Data section
--- begin ---
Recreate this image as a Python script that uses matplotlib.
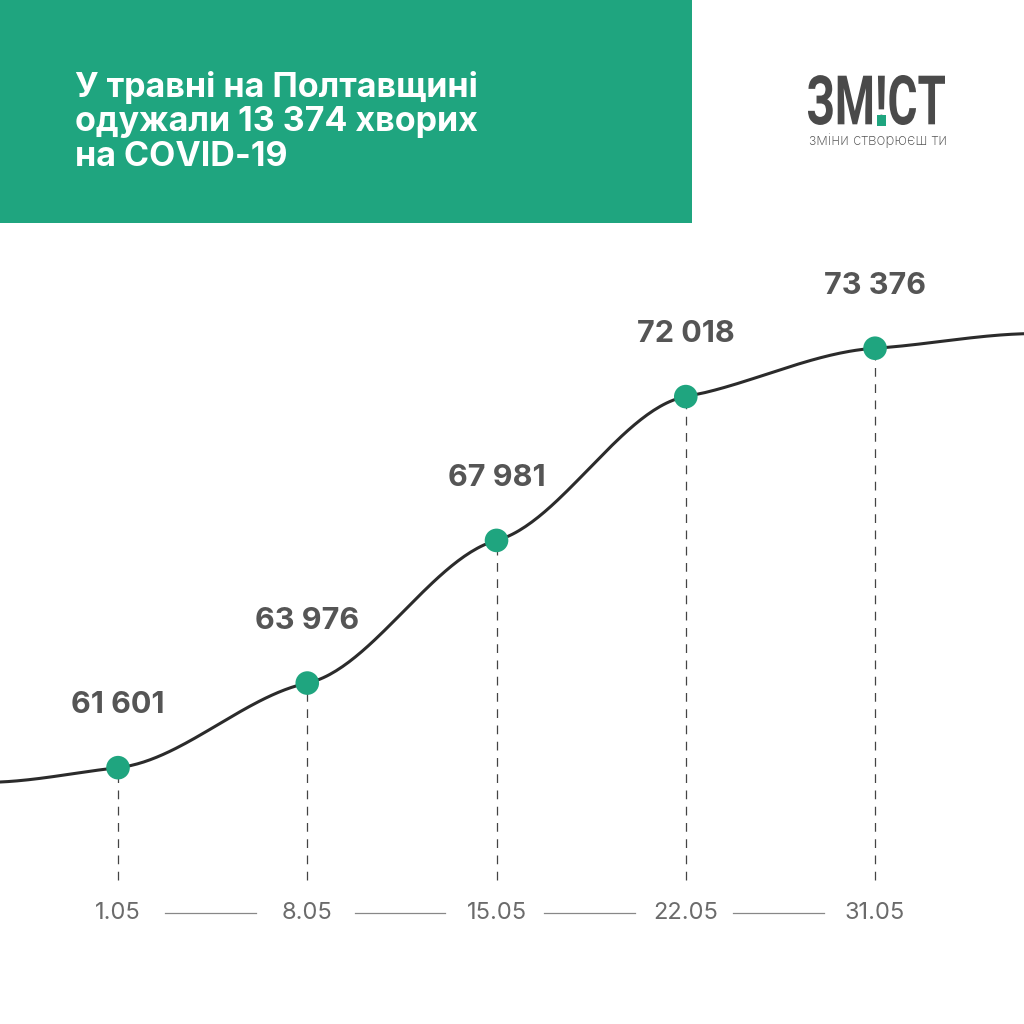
import numpy as np
import matplotlib
matplotlib.use('Agg')
import matplotlib.pyplot as plt
from matplotlib.patches import Rectangle, PathPatch
from matplotlib.textpath import TextPath
from matplotlib.font_manager import FontProperties
from matplotlib.transforms import Affine2D

plt.rcParams['font.family'] = ['Inter', 'DejaVu Sans']

# data
dates = ['1.05', '8.05', '15.05', '22.05', '31.05']
recovered = [61601, 63976, 67981, 72018, 73376]
title = 'У травні на Полтавщині\nодужали 13 374 хворих\nна COVID-19'

GREEN = '#1fa57f'
DARK = '#2b2b2b'
GREY = '#555555'


def hermite_curve(xs, ys, k=0.5, n=60):
    '''smooth curve through the nodes, tangents shrunk by k'''
    xs = np.asarray(xs, float)
    ys = np.asarray(ys, float)
    m = np.zeros_like(ys)
    m[1:-1] = k * (ys[2:] - ys[:-2]) / (xs[2:] - xs[:-2])
    cx, cy = [], []
    for i in range(len(xs) - 1):
        h = xs[i+1] - xs[i]
        t = np.linspace(0, 1, n)
        h00 = 2*t**3 - 3*t**2 + 1
        h10 = t**3 - 2*t**2 + t
        h01 = -2*t**3 + 3*t**2
        h11 = t**3 - t**2
        cx.append(xs[i] + t*h)
        cy.append(h00*ys[i] + h10*h*m[i] + h01*ys[i+1] + h11*h*m[i+1])
    return np.concatenate(cx), np.concatenate(cy)


fig = plt.figure(figsize=(10.24, 10.24), dpi=100)
fig.patch.set_facecolor('white')

# chart axes over the whole figure
ax = fig.add_axes([0, 0, 1, 1])
ax.set_axis_off()
ax.set_xlim(-0.6235, 4.787)
ax.set_ylim(54405, 83152)

x = np.arange(len(recovered))
vals = np.array(recovered)

# curve runs a little past the first and last point
tail = 0.035 * (vals.max() - vals.min())
node_x = np.concatenate([[-0.7], x, [4.85]])
node_y = np.concatenate([[vals[0] - tail], vals, [vals[-1] + tail]])
cx, cy = hermite_curve(node_x, node_y, k=0.35)
ax.plot(cx, cy, color=DARK, lw=2.2, zorder=2, solid_capstyle='round')

# dashed drop lines
lo, hi = ax.get_ylim()
bottom = lo + (1 - 880/1024) * (hi - lo)
ax.vlines(x, bottom, vals, colors='#444444', lw=0.9, linestyles=(0, (7, 6)), zorder=1)

ax.scatter(x, vals, s=17**2, color=GREEN, zorder=3, edgecolors='none')

for xi, v in zip(x, vals):
    ax.annotate(f'{v:,}'.replace(',', ' '), (xi, v), xytext=(0, 45),
                textcoords='offset points', ha='center', va='center',
                fontsize=22, fontweight='bold', color=GREY)

# date labels with little connectors between them
ylab = 1 - 913/1024
trans = ax.get_xaxis_transform()
for xi, d in zip(x, dates):
    ax.text(xi, ylab, d, transform=trans, ha='center', va='center',
            fontsize=17, color='#6b6b6b')
for xi in x[:-1]:
    ax.plot([xi + 0.25, xi + 0.73], [ylab, ylab], transform=trans,
            color='#888888', lw=0.9)

# header block and logo, in pixel coords
deco = fig.add_axes([0, 0, 1, 1], zorder=5)
deco.set_axis_off()
deco.patch.set_alpha(0)
deco.set_xlim(0, 1024)
deco.set_ylim(1024, 0)

deco.add_patch(Rectangle((0, 0), 692, 223, color=GREEN, lw=0))
deco.text(75, 71, title, ha='left', va='top', fontsize=24.5, fontweight='bold',
          color='white', linespacing=1.1)

# logo: condensed bold word squeezed into its box
prop = FontProperties(family=['Roboto', 'DejaVu Sans'], weight='bold')
tp = TextPath((0, 0), 'ЗМ!СТ', size=100, prop=prop)
bb = tp.get_extents()
x0, x1, y0, y1 = 808, 945, 75, 125
sx = (x1 - x0) / bb.width
sy = (y1 - y0) / bb.height
tr = Affine2D().translate(-bb.x0, -bb.y0).scale(sx, -sy).translate(x0, y1)
deco.add_patch(PathPatch(tr.transform_path(tp), color='#4a4a4a', lw=0))

# green dot of the "!"
tp_b = TextPath((0, 0), 'ЗМ!', size=100, prop=prop)
ex = TextPath((0, 0), '!', size=100, prop=prop).get_extents()
adv = tp_b.get_extents().x1 - ex.width - bb.x0
dot_x = x0 + adv * sx
dot_w = ex.width * sx
dot_h = 0.2 * (y1 - y0)
deco.add_patch(Rectangle((dot_x - 1, y1 - dot_h), dot_w + 2, dot_h + 1,
                         color=GREEN, lw=0))

deco.text(x0 + 1, 140, 'зміни створюєш ти', ha='left', va='center',
          fontsize=11, color='#555555', fontweight='light')

fig.savefig('out.png', dpi=100)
--- end ---
Written task
Gather each line in the data that holds the string "matplotlib".

Response to this task
Recreate this image as a Python script that uses matplotlib.
import matplotlib
matplotlib.use('Agg')
import matplotlib.pyplot as plt
from matplotlib.patches import Rectangle, PathPatch
from matplotlib.textpath import TextPath
from matplotlib.font_manager import FontProperties
from matplotlib.transforms import Affine2D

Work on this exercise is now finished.